Truthsaves.org’s founder explains why Christians and non-followers alike often don’t feel convicted about their ungodly choices:

“The first time we steal something, our consciences prick our minds and hearts and we feel very convicted. But if we keep stealing, we warp our consciences so that we are no longer convicted of the sin. This is what Scripture speaks of as a seared conscience (1 Timothy 4:2) or defiled conscience (Titus 1:15). As Paul tells us in Romans 6, when we sin we become slaves to sin.”

And what makes sin attractive is that it has its own pleasure attached to it, whether it is the thrill of doing something illicit, the pleasure of forbidden fruit or the wonder of forbidden knowledge, there is a pleasure to sin. Without that lure of pleasure, there would be no attraction to sin. Sin sets pleasure as a sort of lure to catch and destroy people.

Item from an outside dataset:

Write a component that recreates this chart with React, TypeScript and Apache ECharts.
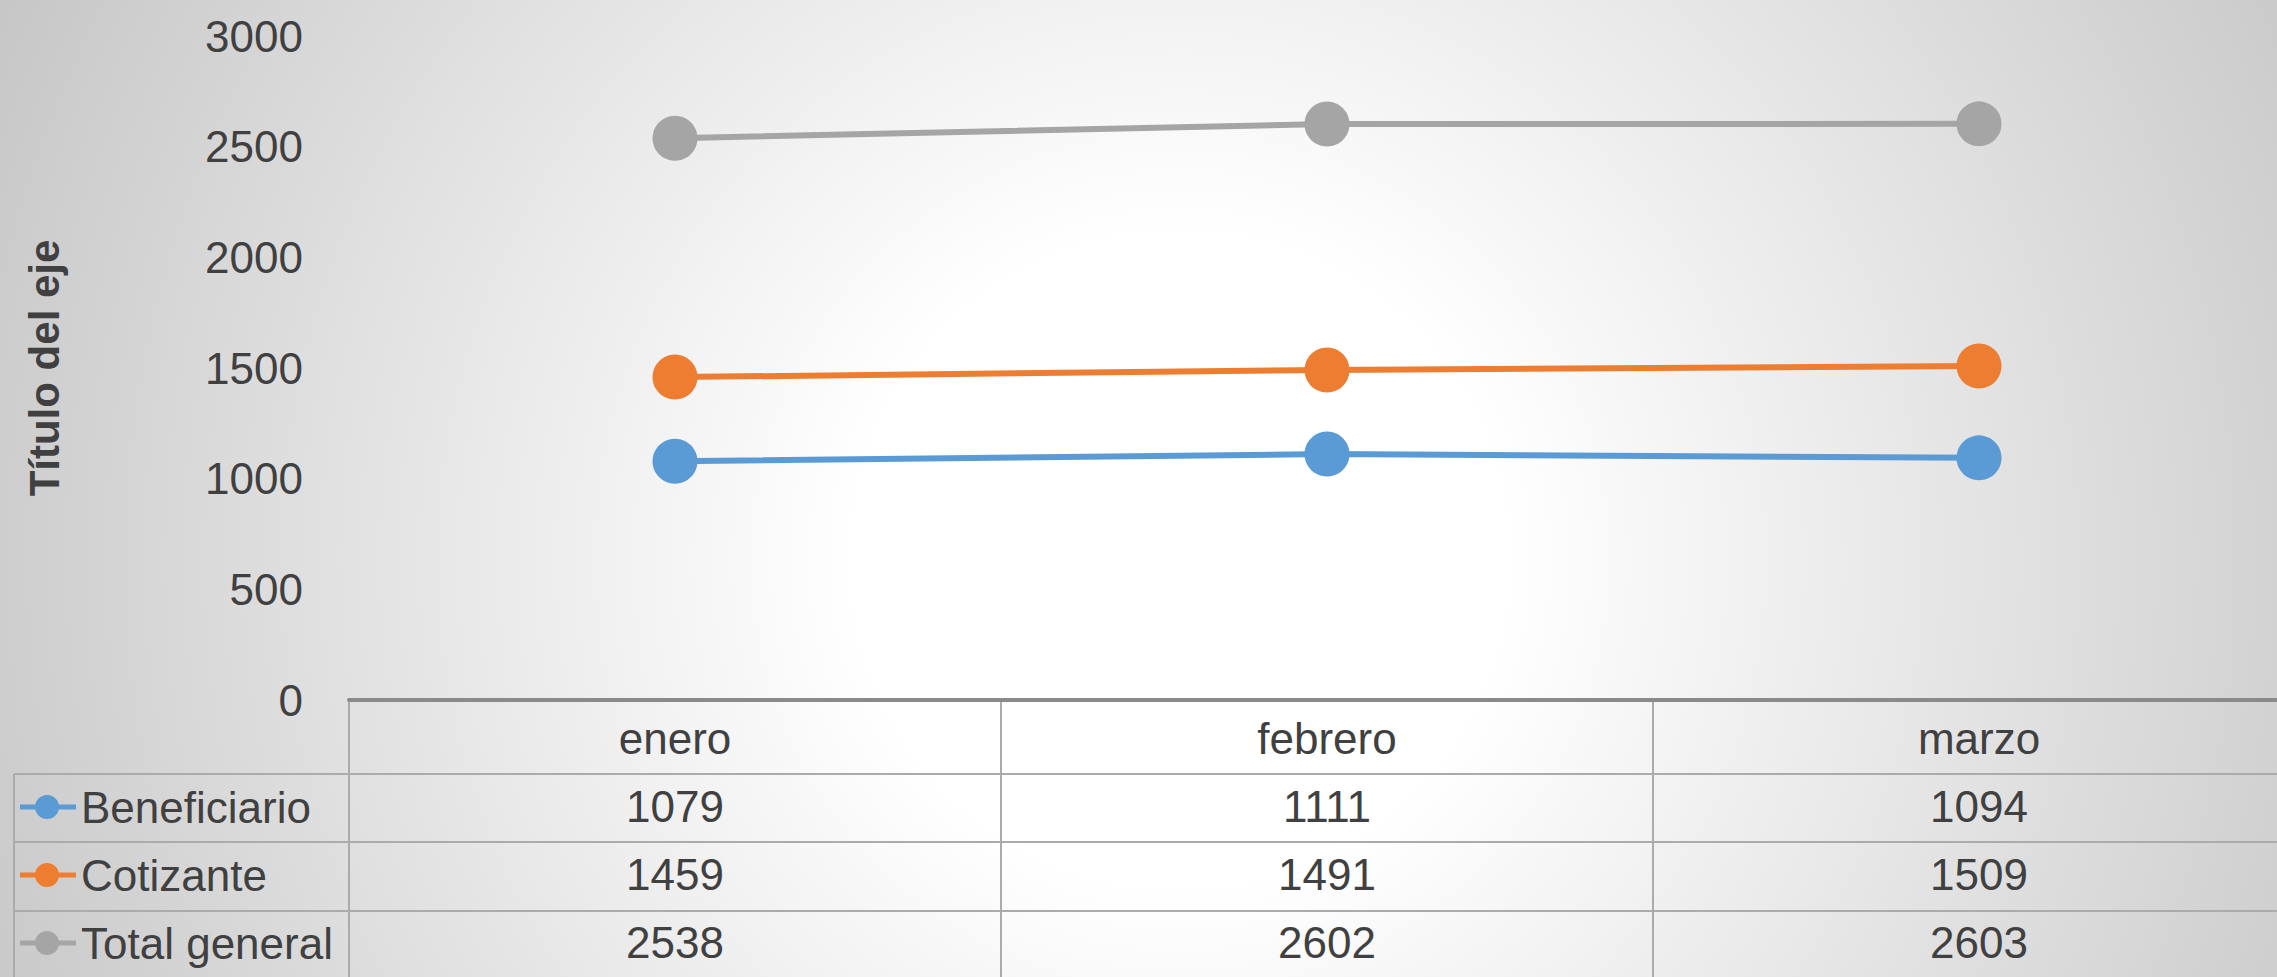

There isn’t and has never been a single human on earth that God created for the purpose of provocative entertainment. He wants his children to honor him.

How to balance being a Christian while having a career or lifestyle like the Dallas Cowboys Cheerleaders’ isn’t a conundrum; it isn’t a grey area. It’s either right or wrong. And anyone who tries to understand God’s design for their body doesn’t have to think hard before they know which one that is.